* **SET PROBLEM**
Would you quote every entry exactly, dropping only the pictures?
========================================
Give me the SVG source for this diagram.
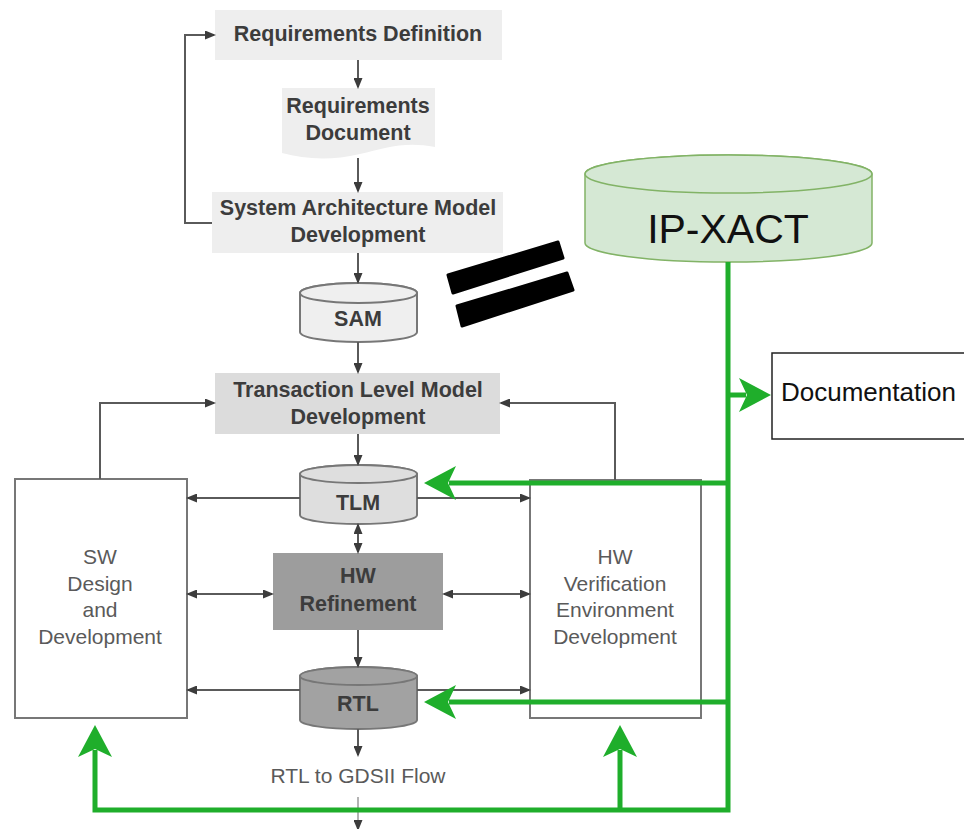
<svg xmlns="http://www.w3.org/2000/svg" width="964" height="829" viewBox="0 0 964 829">
<defs>
<style>
.bold{font-family:"Liberation Sans",Arial,sans-serif;font-weight:bold;font-size:21.5px;fill:#3c3c3c;text-anchor:middle}
.reg{font-family:"Liberation Sans",Arial,sans-serif;font-size:21px;fill:#5a5a5a;text-anchor:middle}
.gline{fill:none;stroke:#5a5a5a;stroke-width:2}
.green{fill:none;stroke:#1fae2b;stroke-width:5}
.cyl{stroke:#777;stroke-width:2}
</style>
<marker id="ga" markerUnits="userSpaceOnUse" viewBox="0 0 11 9" markerWidth="11" markerHeight="9" refX="9" refY="4.5" orient="auto-start-reverse">
<path d="M0,0 L11,4.5 L0,9 Z" fill="#3c3c3c"/>
</marker>
<marker id="gr" markerUnits="userSpaceOnUse" viewBox="0 0 32 34" markerWidth="32" markerHeight="34" refX="7" refY="17" orient="auto">
<path d="M0,0 L32,17 L0,34 L8,17 Z" fill="#1fae2b"/>
</marker>
</defs>
<rect width="964" height="829" fill="#ffffff"/>

<g id="req-def">
<rect x="215" y="10" width="287" height="50" fill="#eeeeee"/>
<text class="bold" x="358" y="41">Requirements Definition</text>
</g>
<g id="req-doc">
<path d="M282,88 H435 V147 C405,141 385,148 360,154 C330,161 305,159 282,153 Z" fill="#eeeeee"/>
<text class="bold" x="358" y="113">Requirements</text>
<text class="bold" x="358" y="140">Document</text>
</g>
<g id="samd">
<rect x="212" y="192" width="291" height="61" fill="#eeeeee"/>
<text class="bold" x="358" y="215">System Architecture Model</text>
<text class="bold" x="358" y="242">Development</text>
</g>
<g id="sam">
<path class="cyl" d="M300,293 V332 A58.5,10 0 0 0 417,332 V293 A58.5,10 0 0 0 300,293 Z" fill="#efefef"/>
<ellipse class="cyl" cx="358.5" cy="293" rx="58.5" ry="10" fill="#efefef"/>
<text class="bold" x="358" y="326">SAM</text>
</g>
<g id="equals">
<polygon points="448,275 558,242 563,258 453,293" fill="#000" stroke="#000" stroke-width="3" stroke-linejoin="round"/>
<polygon points="457,306 567,273 573,290 462,326" fill="#000" stroke="#000" stroke-width="3" stroke-linejoin="round"/>
</g>
<g id="ipxact">
<path d="M585,174 V243 A143.5,19 0 0 0 872,243 V174 A143.5,19 0 0 0 585,174 Z" fill="#d5e8d4" stroke="#82b366" stroke-width="1.5"/>
<ellipse cx="728.5" cy="174" rx="143.5" ry="19" fill="#d5e8d4" stroke="#82b366" stroke-width="1.5"/>
<text x="728" y="243" font-family="Liberation Sans,Arial,sans-serif" font-size="41" fill="#111" text-anchor="middle">IP-XACT</text>
</g>
<g id="documentation">
<rect x="772" y="353" width="200" height="86" fill="#ffffff" stroke="#222" stroke-width="1.5"/>
<text x="781" y="401" font-family="Liberation Sans,Arial,sans-serif" font-size="26" fill="#111">Documentation</text>
</g>
<g id="tlmd">
<rect x="215" y="373" width="285" height="61" fill="#dcdcdc"/>
<text class="bold" x="358" y="397">Transaction Level Model</text>
<text class="bold" x="358" y="424">Development</text>
</g>
<g id="tlm">
<path class="cyl" d="M300,474 V515 A58.5,9 0 0 0 417,515 V474 A58.5,9 0 0 0 300,474 Z" fill="#dedede"/>
<ellipse class="cyl" cx="358.5" cy="474" rx="58.5" ry="9" fill="#dedede"/>
<text class="bold" x="358" y="510">TLM</text>
</g>
<g id="sw">
<rect x="15" y="479" width="172" height="239" fill="#ffffff" stroke="#777" stroke-width="2"/>
<text class="reg" x="100" y="564">SW</text>
<text class="reg" x="100" y="591">Design</text>
<text class="reg" x="100" y="617">and</text>
<text class="reg" x="100" y="644">Development</text>
</g>
<g id="hw">
<rect x="530" y="480" width="171" height="238" fill="#ffffff" stroke="#777" stroke-width="2"/>
<text class="reg" x="615" y="564">HW</text>
<text class="reg" x="615" y="591">Verification</text>
<text class="reg" x="615" y="617">Environment</text>
<text class="reg" x="615" y="644">Development</text>
</g>
<g id="hwr">
<rect x="273" y="553" width="170" height="77" fill="#9d9d9d"/>
<text class="bold" x="358" y="583">HW</text>
<text class="bold" x="358" y="611">Refinement</text>
</g>
<g id="rtl">
<path class="cyl" d="M300,676 V720 A58.5,9 0 0 0 417,720 V676 A58.5,9 0 0 0 300,676 Z" fill="#a2a2a2"/>
<ellipse class="cyl" cx="358.5" cy="676" rx="58.5" ry="9" fill="#a2a2a2"/>
<text class="bold" x="358" y="711">RTL</text>
</g>
<g id="flow">
<text class="reg" x="358" y="783" font-size="20">RTL to GDSII Flow</text>
</g>

<g id="connectors">
<path class="gline" d="M212,223 H185 V35 H214" marker-end="url(#ga)"/>
<path class="gline" d="M358,60 V87" marker-end="url(#ga)"/>
<path class="gline" d="M358,158 V191" marker-end="url(#ga)"/>
<path class="gline" d="M358,253 V282" marker-end="url(#ga)"/>
<path class="gline" d="M358,342 V372" marker-end="url(#ga)"/>
<path class="gline" d="M358,434 V464" marker-end="url(#ga)"/>
<path class="gline" d="M100,479 V403 H214" marker-end="url(#ga)"/>
<path class="gline" d="M615,480 V403 H501" marker-end="url(#ga)"/>
<path class="gline" d="M300,498 H188" marker-end="url(#ga)"/>
<path class="gline" d="M417,498 H529" marker-end="url(#ga)"/>
<path class="gline" d="M358,525 V552" marker-start="url(#ga)" marker-end="url(#ga)"/>
<path class="gline" d="M188,594 H272" marker-start="url(#ga)" marker-end="url(#ga)"/>
<path class="gline" d="M444,594 H529" marker-start="url(#ga)" marker-end="url(#ga)"/>
<path class="gline" d="M358,630 V666" marker-end="url(#ga)"/>
<path class="gline" d="M300,690 H188" marker-end="url(#ga)"/>
<path class="gline" d="M417,690 H529" marker-end="url(#ga)"/>
<path class="gline" d="M358,729 V755" marker-end="url(#ga)"/>
<path d="M358,797 V829" fill="none" stroke="#9a9a9a" stroke-width="1.5" marker-end="url(#ga)"/>

<path class="green" d="M728,262 V810 H95 V750" marker-end="url(#gr)"/>
<path class="green" d="M620,810 V750" marker-end="url(#gr)"/>
<path class="green" d="M728,395 H746" marker-end="url(#gr)"/>
<path class="green" d="M728,483 H449" marker-end="url(#gr)"/>
<path class="green" d="M728,702 H449" marker-end="url(#gr)"/>
</g>
</svg>
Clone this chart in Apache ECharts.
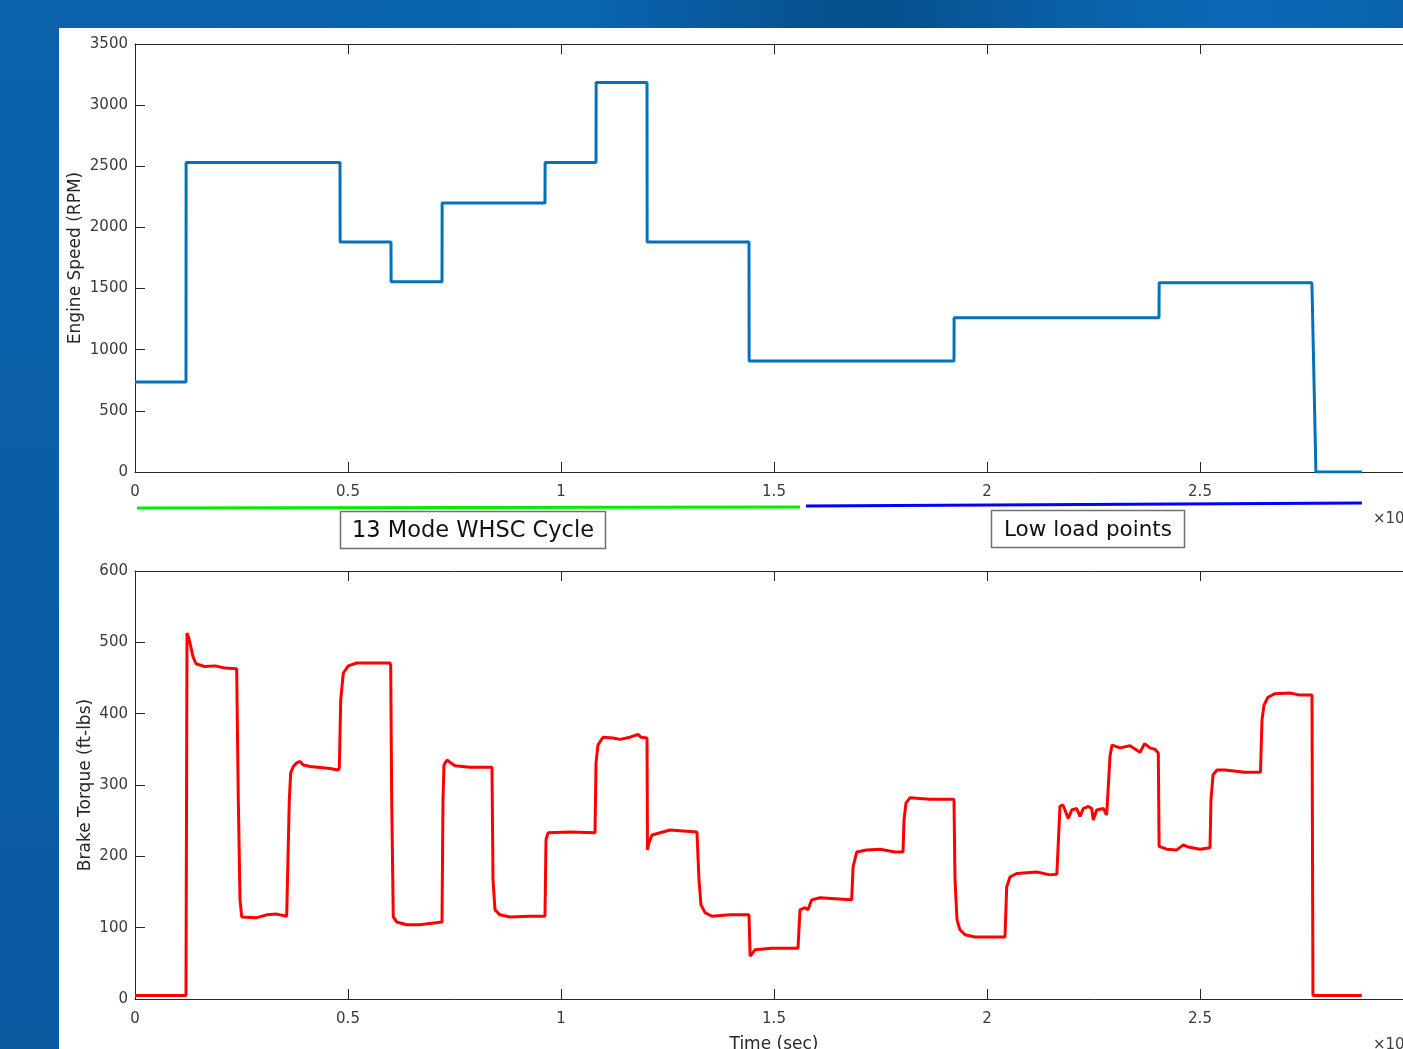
========================================
* **TASK OUTPUT**
Give me the SVG source for this diagram.
<svg xmlns="http://www.w3.org/2000/svg" width="964" height="829" viewBox="0 0 964 829">
<defs>
<style>
.bold{font-family:"Liberation Sans",Arial,sans-serif;font-weight:bold;font-size:21.5px;fill:#3c3c3c;text-anchor:middle}
.reg{font-family:"Liberation Sans",Arial,sans-serif;font-size:21px;fill:#5a5a5a;text-anchor:middle}
.gline{fill:none;stroke:#5a5a5a;stroke-width:2}
.green{fill:none;stroke:#1fae2b;stroke-width:5}
.cyl{stroke:#777;stroke-width:2}
</style>
<marker id="ga" markerUnits="userSpaceOnUse" viewBox="0 0 11 9" markerWidth="11" markerHeight="9" refX="9" refY="4.5" orient="auto-start-reverse">
<path d="M0,0 L11,4.5 L0,9 Z" fill="#3c3c3c"/>
</marker>
<marker id="gr" markerUnits="userSpaceOnUse" viewBox="0 0 32 34" markerWidth="32" markerHeight="34" refX="7" refY="17" orient="auto">
<path d="M0,0 L32,17 L0,34 L8,17 Z" fill="#1fae2b"/>
</marker>
</defs>
<rect width="964" height="829" fill="#ffffff"/>

<g id="req-def">
<rect x="215" y="10" width="287" height="50" fill="#eeeeee"/>
<text class="bold" x="358" y="41">Requirements Definition</text>
</g>
<g id="req-doc">
<path d="M282,88 H435 V147 C405,141 385,148 360,154 C330,161 305,159 282,153 Z" fill="#eeeeee"/>
<text class="bold" x="358" y="113">Requirements</text>
<text class="bold" x="358" y="140">Document</text>
</g>
<g id="samd">
<rect x="212" y="192" width="291" height="61" fill="#eeeeee"/>
<text class="bold" x="358" y="215">System Architecture Model</text>
<text class="bold" x="358" y="242">Development</text>
</g>
<g id="sam">
<path class="cyl" d="M300,293 V332 A58.5,10 0 0 0 417,332 V293 A58.5,10 0 0 0 300,293 Z" fill="#efefef"/>
<ellipse class="cyl" cx="358.5" cy="293" rx="58.5" ry="10" fill="#efefef"/>
<text class="bold" x="358" y="326">SAM</text>
</g>
<g id="equals">
<polygon points="448,275 558,242 563,258 453,293" fill="#000" stroke="#000" stroke-width="3" stroke-linejoin="round"/>
<polygon points="457,306 567,273 573,290 462,326" fill="#000" stroke="#000" stroke-width="3" stroke-linejoin="round"/>
</g>
<g id="ipxact">
<path d="M585,174 V243 A143.5,19 0 0 0 872,243 V174 A143.5,19 0 0 0 585,174 Z" fill="#d5e8d4" stroke="#82b366" stroke-width="1.5"/>
<ellipse cx="728.5" cy="174" rx="143.5" ry="19" fill="#d5e8d4" stroke="#82b366" stroke-width="1.5"/>
<text x="728" y="243" font-family="Liberation Sans,Arial,sans-serif" font-size="41" fill="#111" text-anchor="middle">IP-XACT</text>
</g>
<g id="documentation">
<rect x="772" y="353" width="200" height="86" fill="#ffffff" stroke="#222" stroke-width="1.5"/>
<text x="781" y="401" font-family="Liberation Sans,Arial,sans-serif" font-size="26" fill="#111">Documentation</text>
</g>
<g id="tlmd">
<rect x="215" y="373" width="285" height="61" fill="#dcdcdc"/>
<text class="bold" x="358" y="397">Transaction Level Model</text>
<text class="bold" x="358" y="424">Development</text>
</g>
<g id="tlm">
<path class="cyl" d="M300,474 V515 A58.5,9 0 0 0 417,515 V474 A58.5,9 0 0 0 300,474 Z" fill="#dedede"/>
<ellipse class="cyl" cx="358.5" cy="474" rx="58.5" ry="9" fill="#dedede"/>
<text class="bold" x="358" y="510">TLM</text>
</g>
<g id="sw">
<rect x="15" y="479" width="172" height="239" fill="#ffffff" stroke="#777" stroke-width="2"/>
<text class="reg" x="100" y="564">SW</text>
<text class="reg" x="100" y="591">Design</text>
<text class="reg" x="100" y="617">and</text>
<text class="reg" x="100" y="644">Development</text>
</g>
<g id="hw">
<rect x="530" y="480" width="171" height="238" fill="#ffffff" stroke="#777" stroke-width="2"/>
<text class="reg" x="615" y="564">HW</text>
<text class="reg" x="615" y="591">Verification</text>
<text class="reg" x="615" y="617">Environment</text>
<text class="reg" x="615" y="644">Development</text>
</g>
<g id="hwr">
<rect x="273" y="553" width="170" height="77" fill="#9d9d9d"/>
<text class="bold" x="358" y="583">HW</text>
<text class="bold" x="358" y="611">Refinement</text>
</g>
<g id="rtl">
<path class="cyl" d="M300,676 V720 A58.5,9 0 0 0 417,720 V676 A58.5,9 0 0 0 300,676 Z" fill="#a2a2a2"/>
<ellipse class="cyl" cx="358.5" cy="676" rx="58.5" ry="9" fill="#a2a2a2"/>
<text class="bold" x="358" y="711">RTL</text>
</g>
<g id="flow">
<text class="reg" x="358" y="783" font-size="20">RTL to GDSII Flow</text>
</g>

<g id="connectors">
<path class="gline" d="M212,223 H185 V35 H214" marker-end="url(#ga)"/>
<path class="gline" d="M358,60 V87" marker-end="url(#ga)"/>
<path class="gline" d="M358,158 V191" marker-end="url(#ga)"/>
<path class="gline" d="M358,253 V282" marker-end="url(#ga)"/>
<path class="gline" d="M358,342 V372" marker-end="url(#ga)"/>
<path class="gline" d="M358,434 V464" marker-end="url(#ga)"/>
<path class="gline" d="M100,479 V403 H214" marker-end="url(#ga)"/>
<path class="gline" d="M615,480 V403 H501" marker-end="url(#ga)"/>
<path class="gline" d="M300,498 H188" marker-end="url(#ga)"/>
<path class="gline" d="M417,498 H529" marker-end="url(#ga)"/>
<path class="gline" d="M358,525 V552" marker-start="url(#ga)" marker-end="url(#ga)"/>
<path class="gline" d="M188,594 H272" marker-start="url(#ga)" marker-end="url(#ga)"/>
<path class="gline" d="M444,594 H529" marker-start="url(#ga)" marker-end="url(#ga)"/>
<path class="gline" d="M358,630 V666" marker-end="url(#ga)"/>
<path class="gline" d="M300,690 H188" marker-end="url(#ga)"/>
<path class="gline" d="M417,690 H529" marker-end="url(#ga)"/>
<path class="gline" d="M358,729 V755" marker-end="url(#ga)"/>
<path d="M358,797 V829" fill="none" stroke="#9a9a9a" stroke-width="1.5" marker-end="url(#ga)"/>

<path class="green" d="M728,262 V810 H95 V750" marker-end="url(#gr)"/>
<path class="green" d="M620,810 V750" marker-end="url(#gr)"/>
<path class="green" d="M728,395 H746" marker-end="url(#gr)"/>
<path class="green" d="M728,483 H449" marker-end="url(#gr)"/>
<path class="green" d="M728,702 H449" marker-end="url(#gr)"/>
</g>
</svg>
Clone this chart in Apache ECharts.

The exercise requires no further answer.